Вернувшись в кабинет, главный врач доктор Мартенс грузно рухнул в кресло. Во всем теле дрожь, на лбу выступил холодный пот. И он никак не мог успокоиться. Снова встал, подошел к шкафчику с медикаментами. Медленно наполнил шприц. Но не зеленой субстанцией, хотя имел все основания блевануть на весь мир, а в особенности на свою жизнь. Доктор Мартенс предпочел морфий.

Вернулся в кресло, расслабился, ожидая воздействия наркотика.

Какой же я трус, думал он. Омерзительный трус! Этот наглый сопляк – вероятно, вся его сила в языке без костей. А я перед ним лебезил. И напрасно. Только вечно вылезает проклятущая бабка, а я не умею держать язык за зубами! Притом ведь она была очаровательная старая дама, и я очень ее любил…

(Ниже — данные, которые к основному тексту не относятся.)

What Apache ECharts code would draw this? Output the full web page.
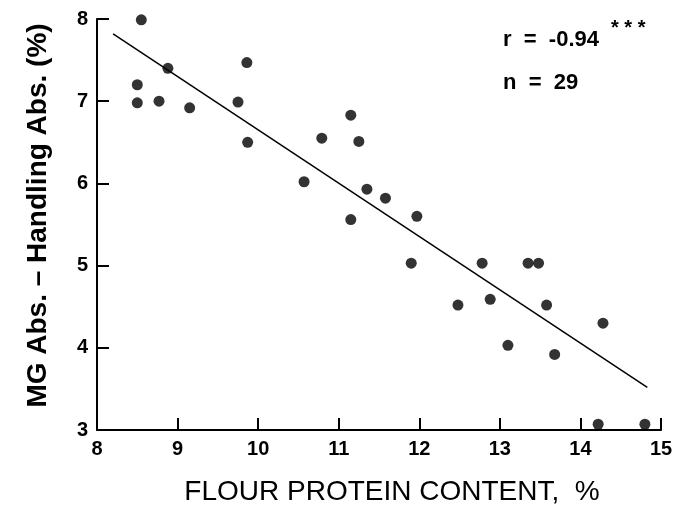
<!DOCTYPE html>
<html>
<head>
<meta charset="utf-8">
<script src="https://cdn.jsdelivr.net/npm/echarts@6/dist/echarts.min.js"></script>
<style>
  html, body { margin: 0; padding: 0; background: #fff; }
  #chart { width: 674px; height: 508px; }
</style>
</head>
<body>
<div id="chart"></div>
<script>
// flour protein (%) and MG abs. - handling abs. (%)
const protein = [8.5, 8.5, 8.55, 8.77, 8.88, 9.15, 9.75, 9.86, 9.87, 10.57, 10.79,
  11.15, 11.25, 11.35, 11.58, 11.15, 11.97,
  11.9, 12.48, 12.78, 12.88, 13.35, 13.48, 13.58, 13.1, 13.68, 14.28, 14.22, 14.8];
const absDiff = [6.98, 7.2, 7.99, 7.0, 7.4, 6.92, 6.99, 7.47, 6.5, 6.02, 6.55,
  6.83, 6.51, 5.93, 5.82, 5.56, 5.6,
  5.03, 4.52, 5.03, 4.59, 5.03, 5.03, 4.52, 4.03, 3.92, 4.3, 3.07, 3.07];
// fitted regression line end points
const fitX = [8.2, 14.83];
const fitY = [7.82, 3.52];
const xTicks = [8, 9, 10, 11, 12, 13, 14, 15];
const yTicks = [3, 4, 5, 6, 7, 8];
const statR = 'r  =  -0.94';
const statStars = '* * *';
const statN = 'n  =  29';

const chart = echarts.init(document.getElementById('chart'));

const font = '"Liberation Sans", Arial, sans-serif';
const tick = { show: true, inside: true, length: 12, lineStyle: { color: '#000', width: 2 } };
const xMin = xTicks[0], xMax = xTicks[xTicks.length - 1];
const yMin = yTicks[0], yMax = yTicks[yTicks.length - 1];

// thin strips along the axes whose split lines act as the inward ticks
const stripLine = { show: true, lineStyle: { color: '#000', width: 2 } };
const bare = {
  axisLine: { show: false }, axisTick: { show: false }, axisLabel: { show: false }
};

const statStyle = { color: '#000', fontSize: 22, fontWeight: 'bold', fontFamily: font };

chart.setOption({
  animation: false,
  title: [
    { text: statR, left: 503, top: 29, padding: 0, textStyle: statStyle },
    { text: statStars, left: 611, top: 18, padding: 0,
      textStyle: { color: '#000', fontSize: 20, fontWeight: 'bold', fontFamily: font } },
    { text: statN, left: 503, top: 72, padding: 0, textStyle: statStyle }
  ],
  grid: [
    { left: 97, right: 13, top: 19, bottom: 78, outerBoundsMode: 'none' },
    { left: 97, width: 12, top: 19, bottom: 78, outerBoundsMode: 'none' },
    { left: 97, right: 13, bottom: 78, height: 12, outerBoundsMode: 'none' }
  ],
  xAxis: [{
    type: 'value',
    min: xMin,
    max: xMax,
    interval: 1,
    name: 'FLOUR PROTEIN CONTENT,  %',
    nameLocation: 'middle',
    nameGap: 48,
    nameTextStyle: { color: '#000', fontSize: 28, fontFamily: font, padding: [0, 0, 0, 26] },
    axisLine: { show: true, lineStyle: { color: '#000', width: 2 } },
    axisTick: tick,
    axisLabel: { color: '#000', fontSize: 20, fontWeight: 'bold', fontFamily: font, margin: 9 },
    splitLine: { show: false }
  },
  { type: 'value', gridIndex: 1, min: 0, max: 1, show: false },
  Object.assign({ type: 'value', gridIndex: 2, min: xMin, max: xMax, interval: 1,
    splitLine: stripLine }, bare)
  ],
  yAxis: [{
    type: 'value',
    min: yMin,
    max: yMax,
    interval: 1,
    name: 'MG Abs. \u2013 Handling Abs. (%)',
    nameLocation: 'middle',
    nameGap: 45,
    nameTextStyle: { color: '#000', fontSize: 28, fontWeight: 'bold', fontFamily: font, padding: [0, 0, 0, 18] },
    axisLine: { show: true, lineStyle: { color: '#000', width: 2 } },
    axisTick: tick,
    axisLabel: { color: '#000', fontSize: 20, fontWeight: 'bold', fontFamily: font, margin: 9 },
    splitLine: { show: false }
  },
  Object.assign({ type: 'value', gridIndex: 1, min: yMin, max: yMax, interval: 1,
    splitLine: stripLine }, bare),
  { type: 'value', gridIndex: 2, min: 0, max: 1, show: false }
  ],
  series: [
    {
      type: 'line',
      data: fitX.map((x, i) => [x, fitY[i]]),
      symbol: 'none',
      lineStyle: { color: '#000', width: 1.5 },
      silent: true
    },
    {
      type: 'scatter',
      data: protein.map((x, i) => [x, absDiff[i]]),
      symbolSize: 11,
      itemStyle: { color: '#000' }
    }
  ]
});
</script>
</body>
</html>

Он погрузился в воспоминания, снова увидел перед собой старую даму с тонким лицом. В ее квартире всюду пахло розами (там стояла полная ваза сухих розовых лепестков) и анисовым кексом. Рука у нее была тонкая, состарившаяся рука ребенка…

И из-за нее я пресмыкался перед этим мерзавцем! Однако, господин Персике, в партию я все-таки вступать не стану. По-моему, поздновато уже. Ваша компания что-то слишком надолго здесь задержалась!

Он зажмурился, потянулся. С удовольствием вздохнул, к нему вернулось хорошее настроение.

Немного погодя загляну к старому Персике. Больше уколов он, во всяком случае, не получит. Надеюсь, выдюжит. Посижу здесь, пока морфий действует особенно приятно, а потом сразу к нему. Честное слово!